[BEGIN Entries supplied]
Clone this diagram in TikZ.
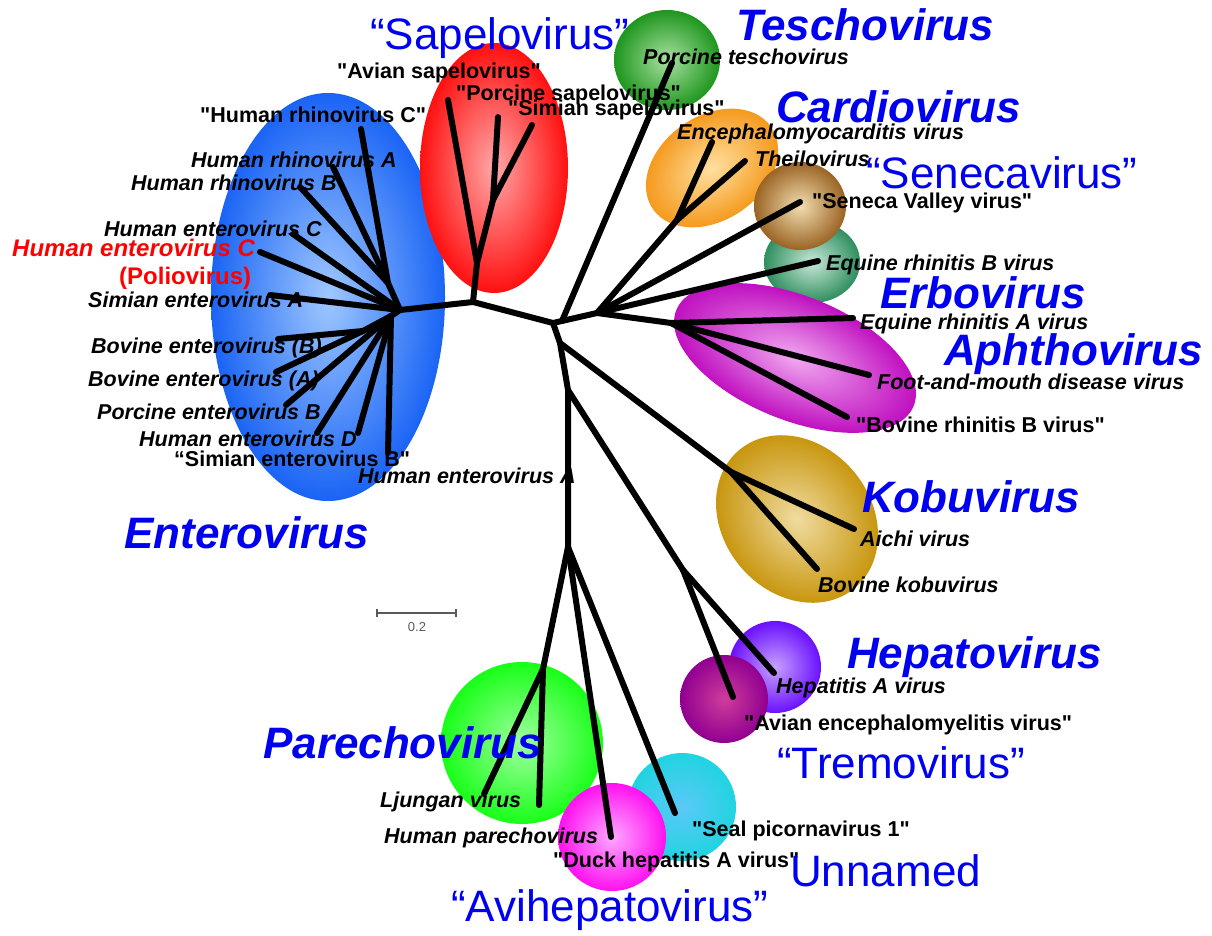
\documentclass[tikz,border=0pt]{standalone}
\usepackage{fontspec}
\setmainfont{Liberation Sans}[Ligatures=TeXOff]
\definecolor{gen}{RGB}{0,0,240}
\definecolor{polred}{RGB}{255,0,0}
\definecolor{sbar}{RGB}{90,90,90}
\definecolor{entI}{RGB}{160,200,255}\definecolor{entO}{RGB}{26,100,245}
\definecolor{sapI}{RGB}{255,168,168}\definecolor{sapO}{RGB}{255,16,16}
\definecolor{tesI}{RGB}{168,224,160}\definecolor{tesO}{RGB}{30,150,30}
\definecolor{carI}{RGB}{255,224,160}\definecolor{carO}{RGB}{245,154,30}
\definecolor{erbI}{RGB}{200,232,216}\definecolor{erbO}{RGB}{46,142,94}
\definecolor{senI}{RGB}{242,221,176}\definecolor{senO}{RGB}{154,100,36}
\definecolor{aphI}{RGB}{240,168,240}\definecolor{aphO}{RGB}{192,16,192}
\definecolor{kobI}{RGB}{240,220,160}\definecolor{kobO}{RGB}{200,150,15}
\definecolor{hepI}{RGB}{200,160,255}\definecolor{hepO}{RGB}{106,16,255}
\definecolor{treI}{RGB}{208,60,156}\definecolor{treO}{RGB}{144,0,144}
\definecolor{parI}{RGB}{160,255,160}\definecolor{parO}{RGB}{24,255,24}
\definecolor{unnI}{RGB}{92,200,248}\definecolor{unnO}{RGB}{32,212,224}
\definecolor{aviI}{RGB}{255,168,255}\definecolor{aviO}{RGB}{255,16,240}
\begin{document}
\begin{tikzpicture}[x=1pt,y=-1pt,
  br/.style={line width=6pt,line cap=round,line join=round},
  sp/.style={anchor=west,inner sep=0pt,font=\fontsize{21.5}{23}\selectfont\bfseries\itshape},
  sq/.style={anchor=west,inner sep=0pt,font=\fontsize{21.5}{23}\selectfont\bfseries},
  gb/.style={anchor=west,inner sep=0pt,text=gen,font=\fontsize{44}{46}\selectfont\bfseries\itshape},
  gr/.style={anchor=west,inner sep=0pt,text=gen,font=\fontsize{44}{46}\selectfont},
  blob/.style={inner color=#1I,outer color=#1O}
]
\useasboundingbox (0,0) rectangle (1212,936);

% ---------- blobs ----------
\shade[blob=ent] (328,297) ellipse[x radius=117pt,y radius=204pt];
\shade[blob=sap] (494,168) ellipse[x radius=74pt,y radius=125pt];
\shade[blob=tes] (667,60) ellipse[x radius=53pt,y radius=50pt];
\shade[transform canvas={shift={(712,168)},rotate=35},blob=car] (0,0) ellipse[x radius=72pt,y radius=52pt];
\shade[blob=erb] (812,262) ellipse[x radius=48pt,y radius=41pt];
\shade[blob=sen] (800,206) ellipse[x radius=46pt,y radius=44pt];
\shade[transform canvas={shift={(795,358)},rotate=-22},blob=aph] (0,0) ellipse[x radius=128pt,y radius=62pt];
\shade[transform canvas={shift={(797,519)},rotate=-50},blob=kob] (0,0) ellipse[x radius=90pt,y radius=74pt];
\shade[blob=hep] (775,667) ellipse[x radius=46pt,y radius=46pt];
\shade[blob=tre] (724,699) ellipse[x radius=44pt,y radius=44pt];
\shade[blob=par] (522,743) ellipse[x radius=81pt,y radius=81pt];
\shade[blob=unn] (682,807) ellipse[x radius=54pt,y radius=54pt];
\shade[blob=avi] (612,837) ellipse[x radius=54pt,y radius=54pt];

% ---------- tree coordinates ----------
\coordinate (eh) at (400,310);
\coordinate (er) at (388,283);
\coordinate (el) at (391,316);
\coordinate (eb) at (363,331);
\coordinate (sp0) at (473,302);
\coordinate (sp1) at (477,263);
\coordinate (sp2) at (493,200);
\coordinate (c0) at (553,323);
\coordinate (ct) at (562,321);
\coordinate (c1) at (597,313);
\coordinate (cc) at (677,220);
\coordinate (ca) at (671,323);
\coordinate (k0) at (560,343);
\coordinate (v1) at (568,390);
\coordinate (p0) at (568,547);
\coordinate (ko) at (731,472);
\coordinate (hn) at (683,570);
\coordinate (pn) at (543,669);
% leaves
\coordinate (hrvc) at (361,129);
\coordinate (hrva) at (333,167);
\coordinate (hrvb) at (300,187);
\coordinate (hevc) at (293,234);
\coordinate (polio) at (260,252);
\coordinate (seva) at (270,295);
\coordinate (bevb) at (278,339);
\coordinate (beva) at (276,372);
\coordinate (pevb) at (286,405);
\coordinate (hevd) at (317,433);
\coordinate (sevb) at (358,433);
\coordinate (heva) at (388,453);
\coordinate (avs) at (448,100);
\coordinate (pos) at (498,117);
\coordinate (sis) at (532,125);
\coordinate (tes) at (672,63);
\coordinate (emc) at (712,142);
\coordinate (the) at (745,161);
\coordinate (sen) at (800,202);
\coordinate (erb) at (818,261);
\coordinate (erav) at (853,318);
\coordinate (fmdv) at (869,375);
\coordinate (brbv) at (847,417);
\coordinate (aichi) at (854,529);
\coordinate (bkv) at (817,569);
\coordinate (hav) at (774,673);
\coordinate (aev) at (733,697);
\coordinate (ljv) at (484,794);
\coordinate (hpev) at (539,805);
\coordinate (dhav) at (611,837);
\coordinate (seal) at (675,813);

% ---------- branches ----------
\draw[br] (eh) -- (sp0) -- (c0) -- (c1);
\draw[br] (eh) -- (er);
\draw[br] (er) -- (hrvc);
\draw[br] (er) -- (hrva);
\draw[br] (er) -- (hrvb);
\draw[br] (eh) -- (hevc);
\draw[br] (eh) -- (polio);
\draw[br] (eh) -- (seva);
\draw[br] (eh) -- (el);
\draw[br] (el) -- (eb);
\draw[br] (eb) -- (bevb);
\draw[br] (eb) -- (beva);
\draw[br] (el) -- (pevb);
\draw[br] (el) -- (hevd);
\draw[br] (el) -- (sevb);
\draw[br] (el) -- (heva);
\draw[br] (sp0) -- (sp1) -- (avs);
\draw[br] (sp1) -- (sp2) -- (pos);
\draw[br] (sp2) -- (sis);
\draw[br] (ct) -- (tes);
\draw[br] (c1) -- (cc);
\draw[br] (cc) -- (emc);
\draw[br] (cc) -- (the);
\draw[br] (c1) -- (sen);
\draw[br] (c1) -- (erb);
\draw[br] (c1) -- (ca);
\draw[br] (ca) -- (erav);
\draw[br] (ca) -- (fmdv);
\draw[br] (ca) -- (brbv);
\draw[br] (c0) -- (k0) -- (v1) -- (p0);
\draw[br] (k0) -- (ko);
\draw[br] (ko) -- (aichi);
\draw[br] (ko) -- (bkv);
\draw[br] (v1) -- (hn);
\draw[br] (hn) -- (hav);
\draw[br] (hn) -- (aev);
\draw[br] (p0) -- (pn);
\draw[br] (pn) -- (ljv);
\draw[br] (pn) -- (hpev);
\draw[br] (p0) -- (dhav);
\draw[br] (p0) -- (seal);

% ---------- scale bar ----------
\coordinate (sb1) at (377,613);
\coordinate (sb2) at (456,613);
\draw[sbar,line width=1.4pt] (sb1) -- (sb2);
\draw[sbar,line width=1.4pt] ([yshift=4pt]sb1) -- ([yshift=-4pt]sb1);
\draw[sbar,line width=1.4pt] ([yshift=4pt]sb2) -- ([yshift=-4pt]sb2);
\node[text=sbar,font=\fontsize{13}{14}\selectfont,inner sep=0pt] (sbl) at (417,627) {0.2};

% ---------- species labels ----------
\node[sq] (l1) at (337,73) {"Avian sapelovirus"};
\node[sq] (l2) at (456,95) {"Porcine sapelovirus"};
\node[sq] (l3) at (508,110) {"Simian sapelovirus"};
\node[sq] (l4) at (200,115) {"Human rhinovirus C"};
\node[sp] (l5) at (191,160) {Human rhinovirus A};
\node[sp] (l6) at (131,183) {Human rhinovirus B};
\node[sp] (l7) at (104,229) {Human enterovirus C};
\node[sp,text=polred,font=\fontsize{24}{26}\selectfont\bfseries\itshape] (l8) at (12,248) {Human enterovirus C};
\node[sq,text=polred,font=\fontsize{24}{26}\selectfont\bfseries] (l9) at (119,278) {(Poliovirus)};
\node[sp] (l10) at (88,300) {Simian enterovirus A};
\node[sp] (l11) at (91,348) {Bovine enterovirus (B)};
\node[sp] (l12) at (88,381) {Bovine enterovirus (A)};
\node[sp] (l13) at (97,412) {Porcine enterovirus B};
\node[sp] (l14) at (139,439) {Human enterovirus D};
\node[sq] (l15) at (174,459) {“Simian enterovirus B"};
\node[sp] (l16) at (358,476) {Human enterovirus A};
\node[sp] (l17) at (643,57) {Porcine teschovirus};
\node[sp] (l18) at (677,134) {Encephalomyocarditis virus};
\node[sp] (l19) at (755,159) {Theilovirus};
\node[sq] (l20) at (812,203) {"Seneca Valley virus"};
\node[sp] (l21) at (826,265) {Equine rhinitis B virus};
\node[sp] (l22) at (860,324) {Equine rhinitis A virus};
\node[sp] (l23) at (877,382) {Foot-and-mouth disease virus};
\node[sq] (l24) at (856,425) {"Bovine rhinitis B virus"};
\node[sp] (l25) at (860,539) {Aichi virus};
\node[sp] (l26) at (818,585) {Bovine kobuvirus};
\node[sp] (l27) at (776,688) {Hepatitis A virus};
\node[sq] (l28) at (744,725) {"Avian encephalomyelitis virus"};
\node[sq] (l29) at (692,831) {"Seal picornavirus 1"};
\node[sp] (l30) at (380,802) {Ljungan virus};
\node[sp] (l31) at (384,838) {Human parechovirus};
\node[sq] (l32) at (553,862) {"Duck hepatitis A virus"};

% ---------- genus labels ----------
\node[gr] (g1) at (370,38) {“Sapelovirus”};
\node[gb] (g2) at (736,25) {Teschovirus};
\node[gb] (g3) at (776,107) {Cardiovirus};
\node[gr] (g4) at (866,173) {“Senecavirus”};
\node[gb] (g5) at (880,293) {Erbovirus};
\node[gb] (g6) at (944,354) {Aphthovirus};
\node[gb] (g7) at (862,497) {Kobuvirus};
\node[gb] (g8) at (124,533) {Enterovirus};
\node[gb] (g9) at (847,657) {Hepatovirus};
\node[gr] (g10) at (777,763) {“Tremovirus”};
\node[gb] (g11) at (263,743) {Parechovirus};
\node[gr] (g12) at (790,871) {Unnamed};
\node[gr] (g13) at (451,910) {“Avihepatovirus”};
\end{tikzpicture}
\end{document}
[END Entries supplied]
[BEGIN Entries supplied]
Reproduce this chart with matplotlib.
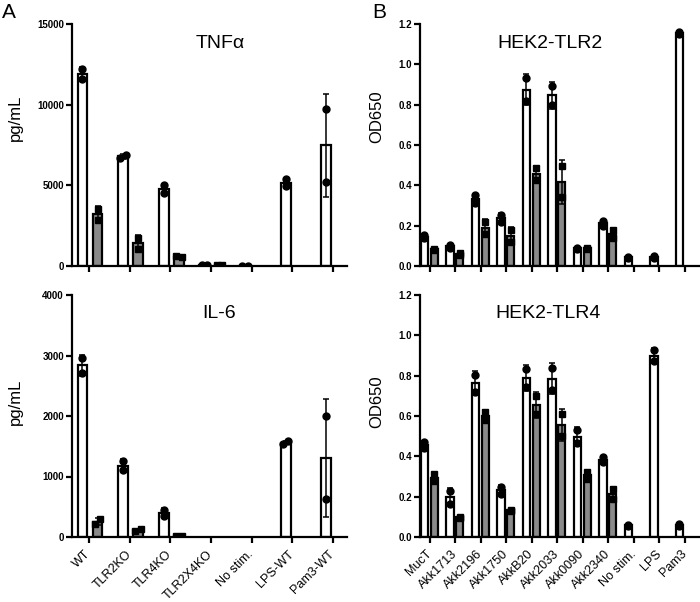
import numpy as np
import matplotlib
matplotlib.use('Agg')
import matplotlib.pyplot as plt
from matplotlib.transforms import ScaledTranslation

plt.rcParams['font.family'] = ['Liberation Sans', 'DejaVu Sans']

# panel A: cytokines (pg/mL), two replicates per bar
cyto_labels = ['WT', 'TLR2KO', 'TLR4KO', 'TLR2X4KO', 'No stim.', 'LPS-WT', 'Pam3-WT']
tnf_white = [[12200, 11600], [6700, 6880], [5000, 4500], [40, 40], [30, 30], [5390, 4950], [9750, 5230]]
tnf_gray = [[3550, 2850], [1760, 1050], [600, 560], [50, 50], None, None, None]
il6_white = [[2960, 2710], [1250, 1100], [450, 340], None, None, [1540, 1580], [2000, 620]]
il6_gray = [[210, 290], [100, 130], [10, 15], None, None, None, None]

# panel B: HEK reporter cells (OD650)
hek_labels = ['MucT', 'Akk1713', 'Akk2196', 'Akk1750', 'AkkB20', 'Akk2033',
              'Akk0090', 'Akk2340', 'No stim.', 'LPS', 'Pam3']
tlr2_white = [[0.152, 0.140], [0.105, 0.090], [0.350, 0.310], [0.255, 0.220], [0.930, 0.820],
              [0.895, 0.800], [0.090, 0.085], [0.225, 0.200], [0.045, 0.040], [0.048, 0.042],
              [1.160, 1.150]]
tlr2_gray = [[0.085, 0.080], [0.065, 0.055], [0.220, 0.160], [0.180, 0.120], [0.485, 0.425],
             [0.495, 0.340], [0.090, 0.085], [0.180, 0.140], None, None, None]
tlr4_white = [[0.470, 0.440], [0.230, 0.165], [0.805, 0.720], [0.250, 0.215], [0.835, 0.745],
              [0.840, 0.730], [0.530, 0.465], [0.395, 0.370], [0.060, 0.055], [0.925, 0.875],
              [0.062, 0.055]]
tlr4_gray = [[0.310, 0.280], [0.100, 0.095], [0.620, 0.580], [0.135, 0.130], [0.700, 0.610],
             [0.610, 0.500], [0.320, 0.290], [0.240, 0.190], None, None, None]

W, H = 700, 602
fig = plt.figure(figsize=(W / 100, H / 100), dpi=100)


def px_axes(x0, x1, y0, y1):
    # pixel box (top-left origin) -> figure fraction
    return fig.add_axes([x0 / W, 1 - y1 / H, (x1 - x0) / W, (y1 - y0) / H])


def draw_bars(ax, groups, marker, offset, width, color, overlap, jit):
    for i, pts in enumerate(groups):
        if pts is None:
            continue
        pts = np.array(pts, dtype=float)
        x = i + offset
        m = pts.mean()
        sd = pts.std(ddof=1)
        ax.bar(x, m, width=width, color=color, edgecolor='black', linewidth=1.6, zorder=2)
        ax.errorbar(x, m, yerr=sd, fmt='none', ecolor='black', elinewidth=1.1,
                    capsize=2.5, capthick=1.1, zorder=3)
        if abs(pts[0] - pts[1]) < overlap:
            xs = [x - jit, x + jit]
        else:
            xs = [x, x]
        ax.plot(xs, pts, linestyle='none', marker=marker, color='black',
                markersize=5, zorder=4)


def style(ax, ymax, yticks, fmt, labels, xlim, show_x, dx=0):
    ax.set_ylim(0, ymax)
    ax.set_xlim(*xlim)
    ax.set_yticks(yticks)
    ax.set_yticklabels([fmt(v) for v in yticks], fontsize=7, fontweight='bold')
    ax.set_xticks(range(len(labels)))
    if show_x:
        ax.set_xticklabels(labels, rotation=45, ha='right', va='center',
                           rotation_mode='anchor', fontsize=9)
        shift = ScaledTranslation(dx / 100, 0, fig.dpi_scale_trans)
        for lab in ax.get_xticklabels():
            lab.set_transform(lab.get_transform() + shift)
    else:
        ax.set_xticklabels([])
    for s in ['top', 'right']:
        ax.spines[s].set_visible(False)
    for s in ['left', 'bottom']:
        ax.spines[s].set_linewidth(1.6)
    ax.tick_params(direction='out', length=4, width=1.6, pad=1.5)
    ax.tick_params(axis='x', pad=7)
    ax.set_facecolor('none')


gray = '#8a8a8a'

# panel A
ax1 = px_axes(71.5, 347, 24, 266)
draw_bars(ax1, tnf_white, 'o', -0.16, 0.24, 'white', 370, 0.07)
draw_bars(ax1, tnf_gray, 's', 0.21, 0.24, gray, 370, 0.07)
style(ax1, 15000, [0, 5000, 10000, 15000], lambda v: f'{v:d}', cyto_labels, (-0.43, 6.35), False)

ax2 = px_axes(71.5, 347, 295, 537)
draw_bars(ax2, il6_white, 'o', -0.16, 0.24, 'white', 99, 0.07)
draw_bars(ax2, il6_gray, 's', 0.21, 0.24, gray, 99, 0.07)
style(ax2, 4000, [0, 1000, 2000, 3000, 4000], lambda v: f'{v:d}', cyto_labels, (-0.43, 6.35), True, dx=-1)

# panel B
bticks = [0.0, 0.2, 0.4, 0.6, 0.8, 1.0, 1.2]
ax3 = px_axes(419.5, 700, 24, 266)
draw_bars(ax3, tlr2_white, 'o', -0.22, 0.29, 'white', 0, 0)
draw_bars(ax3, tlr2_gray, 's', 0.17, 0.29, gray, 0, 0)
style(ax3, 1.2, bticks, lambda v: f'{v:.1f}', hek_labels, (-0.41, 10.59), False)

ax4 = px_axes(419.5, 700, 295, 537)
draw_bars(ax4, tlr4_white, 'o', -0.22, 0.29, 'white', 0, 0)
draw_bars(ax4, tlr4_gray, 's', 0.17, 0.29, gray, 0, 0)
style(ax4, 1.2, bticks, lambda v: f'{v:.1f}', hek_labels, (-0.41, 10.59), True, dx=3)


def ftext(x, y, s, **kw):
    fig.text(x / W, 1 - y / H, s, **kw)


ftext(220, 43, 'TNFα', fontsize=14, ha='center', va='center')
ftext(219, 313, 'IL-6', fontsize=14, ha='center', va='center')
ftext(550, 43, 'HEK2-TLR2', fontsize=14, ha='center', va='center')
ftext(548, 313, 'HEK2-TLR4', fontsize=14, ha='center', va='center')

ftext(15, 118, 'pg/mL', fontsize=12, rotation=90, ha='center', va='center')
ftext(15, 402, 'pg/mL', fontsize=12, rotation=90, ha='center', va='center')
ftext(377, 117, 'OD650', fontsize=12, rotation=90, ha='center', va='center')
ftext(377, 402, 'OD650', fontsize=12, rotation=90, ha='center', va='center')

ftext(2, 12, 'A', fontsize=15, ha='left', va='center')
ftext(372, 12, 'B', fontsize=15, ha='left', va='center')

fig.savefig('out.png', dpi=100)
[END Entries supplied]
From the material given, work out how many lines hold the string "this"; state that number and nothing further.

_Task result_:
2